In this context, chirping is social. It is not a warning and does not need correction.
Practical takeaway
A chirp directed at you with relaxed body language is usually a friendly hello.
Hunting excitement
Overview
Cats often chirp, chatter, or trill when watching birds, squirrels, bugs, or fast-moving toys. The sound reflects focus and excitement, especially when the target is visible but unreachable.
This does not mean your cat is unhappy all day. It means the hunting system is switched on. Give safe outlets with wand toys, puzzle feeders, and scheduled play.
Practical takeaway
Window chirping is usually prey excitement plus the frustration of not being able to chase.
A request for attention or movement
Overview
Some cats chirp to invite you to follow them, open a door, play, or notice something. You may hear it near the food area, a favorite toy, or a closed room.
Look at where your cat goes after the sound. The chirp gets your attention; the next movement often tells you the request.
Practical takeaway
A chirp plus leading behavior usually means your cat is asking you to do something.
Frustration and overstimulation
Overview
Chirping can tip into frustration if a cat is stuck watching prey outside with no outlet, or if play keeps stopping before the cat finishes the chase sequence. You may see tail twitching, pacing, or repeated vocalizing.

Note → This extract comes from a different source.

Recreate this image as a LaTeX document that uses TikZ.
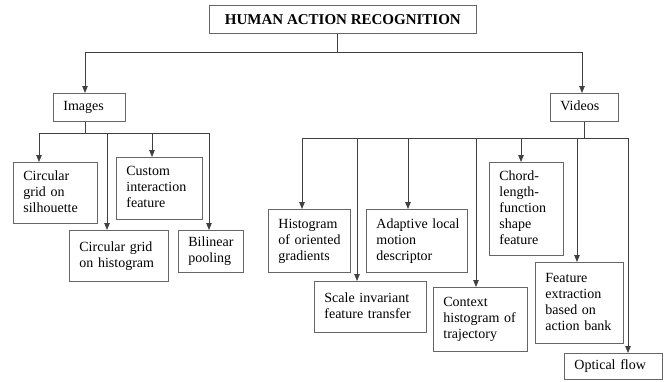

The fix is enrichment, not scolding. Use short, structured play sessions that include stalking, chasing, catching, and a calm finish.
Action checklist
- Use wand toys to mimic prey movement.
- Let your cat catch the toy sometimes.
- Add window perches and puzzle feeders.
- Rotate toys so the same prey does not get boring.
Practical takeaway
Frustrated chirping improves when the cat gets a safe way to complete the hunting routine.
When vocal changes deserve attention
Overview
Chirping is usually normal, but sudden vocal changes can matter. If your cat becomes hoarse, vocalizes in distress, hides, stops eating, breathes with an open mouth, drools, or seems painful, contact your veterinarian.
The sound alone is rarely the issue. The concern is a new sound combined with a change in appetite, energy, breathing, litter habits, or normal personality.
Practical takeaway
A new vocal pattern plus health or behavior changes is worth a vet call.